Provided material:
--- Begin ---

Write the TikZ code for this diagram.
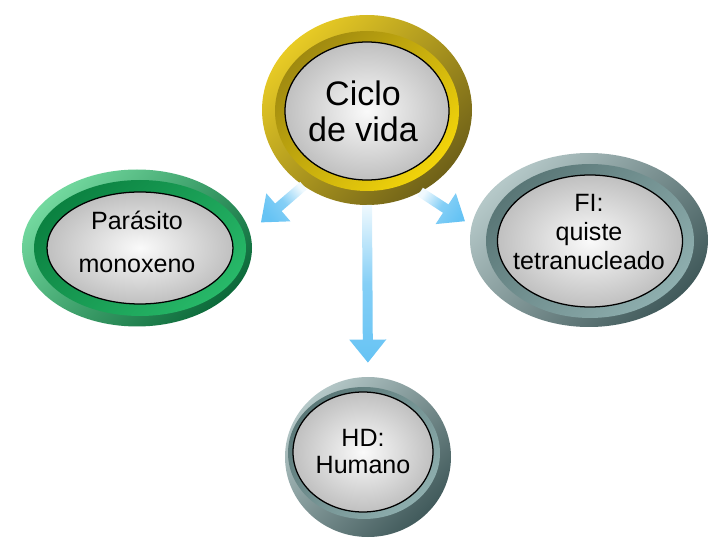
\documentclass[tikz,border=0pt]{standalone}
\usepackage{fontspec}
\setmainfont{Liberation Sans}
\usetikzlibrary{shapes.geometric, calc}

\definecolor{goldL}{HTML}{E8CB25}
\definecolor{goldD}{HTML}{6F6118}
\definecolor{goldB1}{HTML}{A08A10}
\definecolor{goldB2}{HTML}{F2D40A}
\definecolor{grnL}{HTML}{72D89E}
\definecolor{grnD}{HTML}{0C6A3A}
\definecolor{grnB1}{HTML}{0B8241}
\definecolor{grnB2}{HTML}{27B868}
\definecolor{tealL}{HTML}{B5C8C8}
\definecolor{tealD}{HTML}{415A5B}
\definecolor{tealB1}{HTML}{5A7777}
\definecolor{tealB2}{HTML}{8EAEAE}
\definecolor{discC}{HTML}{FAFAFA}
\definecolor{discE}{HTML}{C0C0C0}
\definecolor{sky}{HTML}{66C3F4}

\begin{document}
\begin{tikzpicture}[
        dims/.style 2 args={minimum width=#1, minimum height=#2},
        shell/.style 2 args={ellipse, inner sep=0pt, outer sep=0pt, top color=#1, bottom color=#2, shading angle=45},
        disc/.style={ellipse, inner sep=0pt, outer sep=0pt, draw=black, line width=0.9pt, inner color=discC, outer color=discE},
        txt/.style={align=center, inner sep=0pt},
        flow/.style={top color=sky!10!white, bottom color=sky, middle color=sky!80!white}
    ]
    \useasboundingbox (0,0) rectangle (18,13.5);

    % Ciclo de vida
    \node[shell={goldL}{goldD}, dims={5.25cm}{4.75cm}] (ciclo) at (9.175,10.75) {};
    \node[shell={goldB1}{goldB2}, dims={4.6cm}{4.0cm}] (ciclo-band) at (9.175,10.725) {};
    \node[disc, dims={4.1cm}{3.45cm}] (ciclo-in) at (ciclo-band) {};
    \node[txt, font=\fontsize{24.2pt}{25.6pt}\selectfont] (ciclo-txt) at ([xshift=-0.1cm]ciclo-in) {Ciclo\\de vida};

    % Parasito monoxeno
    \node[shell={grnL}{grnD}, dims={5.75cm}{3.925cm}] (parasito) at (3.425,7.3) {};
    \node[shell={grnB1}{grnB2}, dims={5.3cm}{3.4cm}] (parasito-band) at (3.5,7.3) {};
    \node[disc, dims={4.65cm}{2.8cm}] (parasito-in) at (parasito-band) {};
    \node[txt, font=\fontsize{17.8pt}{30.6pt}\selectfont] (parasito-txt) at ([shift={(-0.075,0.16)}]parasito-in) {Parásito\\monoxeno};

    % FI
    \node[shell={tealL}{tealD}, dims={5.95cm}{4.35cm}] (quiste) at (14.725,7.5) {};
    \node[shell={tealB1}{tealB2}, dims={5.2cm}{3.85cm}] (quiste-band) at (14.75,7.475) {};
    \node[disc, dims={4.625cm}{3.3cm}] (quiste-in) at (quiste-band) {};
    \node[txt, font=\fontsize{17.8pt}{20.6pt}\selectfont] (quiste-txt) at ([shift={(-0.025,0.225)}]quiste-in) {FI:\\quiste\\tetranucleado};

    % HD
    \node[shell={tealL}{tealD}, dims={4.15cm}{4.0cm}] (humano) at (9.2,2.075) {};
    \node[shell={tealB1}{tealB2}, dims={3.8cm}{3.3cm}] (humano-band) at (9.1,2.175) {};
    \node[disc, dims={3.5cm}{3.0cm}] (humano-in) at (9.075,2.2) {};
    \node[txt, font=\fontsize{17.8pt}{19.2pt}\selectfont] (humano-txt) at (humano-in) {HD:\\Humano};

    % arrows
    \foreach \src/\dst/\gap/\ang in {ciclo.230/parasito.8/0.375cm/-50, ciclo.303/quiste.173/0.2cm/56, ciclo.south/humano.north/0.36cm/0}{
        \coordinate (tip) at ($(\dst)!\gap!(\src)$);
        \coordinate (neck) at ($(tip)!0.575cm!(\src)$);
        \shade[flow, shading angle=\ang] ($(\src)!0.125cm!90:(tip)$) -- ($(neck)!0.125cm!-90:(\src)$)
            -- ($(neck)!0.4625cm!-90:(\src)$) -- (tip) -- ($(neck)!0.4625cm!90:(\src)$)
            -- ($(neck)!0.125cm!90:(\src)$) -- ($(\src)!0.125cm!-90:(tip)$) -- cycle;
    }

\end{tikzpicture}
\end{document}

--- End ---

Problem description:
From the material above, copy everything exactly but the pictures.

Answer to this task:
Write the TikZ code for this diagram.
\documentclass[tikz,border=0pt]{standalone}
\usepackage{fontspec}
\setmainfont{Liberation Sans}
\usetikzlibrary{shapes.geometric, calc}

\definecolor{goldL}{HTML}{E8CB25}
\definecolor{goldD}{HTML}{6F6118}
\definecolor{goldB1}{HTML}{A08A10}
\definecolor{goldB2}{HTML}{F2D40A}
\definecolor{grnL}{HTML}{72D89E}
\definecolor{grnD}{HTML}{0C6A3A}
\definecolor{grnB1}{HTML}{0B8241}
\definecolor{grnB2}{HTML}{27B868}
\definecolor{tealL}{HTML}{B5C8C8}
\definecolor{tealD}{HTML}{415A5B}
\definecolor{tealB1}{HTML}{5A7777}
\definecolor{tealB2}{HTML}{8EAEAE}
\definecolor{discC}{HTML}{FAFAFA}
\definecolor{discE}{HTML}{C0C0C0}
\definecolor{sky}{HTML}{66C3F4}

\begin{document}
\begin{tikzpicture}[
        dims/.style 2 args={minimum width=#1, minimum height=#2},
        shell/.style 2 args={ellipse, inner sep=0pt, outer sep=0pt, top color=#1, bottom color=#2, shading angle=45},
        disc/.style={ellipse, inner sep=0pt, outer sep=0pt, draw=black, line width=0.9pt, inner color=discC, outer color=discE},
        txt/.style={align=center, inner sep=0pt},
        flow/.style={top color=sky!10!white, bottom color=sky, middle color=sky!80!white}
    ]
    \useasboundingbox (0,0) rectangle (18,13.5);

    % Ciclo de vida
    \node[shell={goldL}{goldD}, dims={5.25cm}{4.75cm}] (ciclo) at (9.175,10.75) {};
    \node[shell={goldB1}{goldB2}, dims={4.6cm}{4.0cm}] (ciclo-band) at (9.175,10.725) {};
    \node[disc, dims={4.1cm}{3.45cm}] (ciclo-in) at (ciclo-band) {};
    \node[txt, font=\fontsize{24.2pt}{25.6pt}\selectfont] (ciclo-txt) at ([xshift=-0.1cm]ciclo-in) {Ciclo\\de vida};

    % Parasito monoxeno
    \node[shell={grnL}{grnD}, dims={5.75cm}{3.925cm}] (parasito) at (3.425,7.3) {};
    \node[shell={grnB1}{grnB2}, dims={5.3cm}{3.4cm}] (parasito-band) at (3.5,7.3) {};
    \node[disc, dims={4.65cm}{2.8cm}] (parasito-in) at (parasito-band) {};
    \node[txt, font=\fontsize{17.8pt}{30.6pt}\selectfont] (parasito-txt) at ([shift={(-0.075,0.16)}]parasito-in) {Parásito\\monoxeno};

    % FI
    \node[shell={tealL}{tealD}, dims={5.95cm}{4.35cm}] (quiste) at (14.725,7.5) {};
    \node[shell={tealB1}{tealB2}, dims={5.2cm}{3.85cm}] (quiste-band) at (14.75,7.475) {};
    \node[disc, dims={4.625cm}{3.3cm}] (quiste-in) at (quiste-band) {};
    \node[txt, font=\fontsize{17.8pt}{20.6pt}\selectfont] (quiste-txt) at ([shift={(-0.025,0.225)}]quiste-in) {FI:\\quiste\\tetranucleado};

    % HD
    \node[shell={tealL}{tealD}, dims={4.15cm}{4.0cm}] (humano) at (9.2,2.075) {};
    \node[shell={tealB1}{tealB2}, dims={3.8cm}{3.3cm}] (humano-band) at (9.1,2.175) {};
    \node[disc, dims={3.5cm}{3.0cm}] (humano-in) at (9.075,2.2) {};
    \node[txt, font=\fontsize{17.8pt}{19.2pt}\selectfont] (humano-txt) at (humano-in) {HD:\\Humano};

    % arrows
    \foreach \src/\dst/\gap/\ang in {ciclo.230/parasito.8/0.375cm/-50, ciclo.303/quiste.173/0.2cm/56, ciclo.south/humano.north/0.36cm/0}{
        \coordinate (tip) at ($(\dst)!\gap!(\src)$);
        \coordinate (neck) at ($(tip)!0.575cm!(\src)$);
        \shade[flow, shading angle=\ang] ($(\src)!0.125cm!90:(tip)$) -- ($(neck)!0.125cm!-90:(\src)$)
            -- ($(neck)!0.4625cm!-90:(\src)$) -- (tip) -- ($(neck)!0.4625cm!90:(\src)$)
            -- ($(neck)!0.125cm!90:(\src)$) -- ($(\src)!0.125cm!-90:(tip)$) -- cycle;
    }

\end{tikzpicture}
\end{document}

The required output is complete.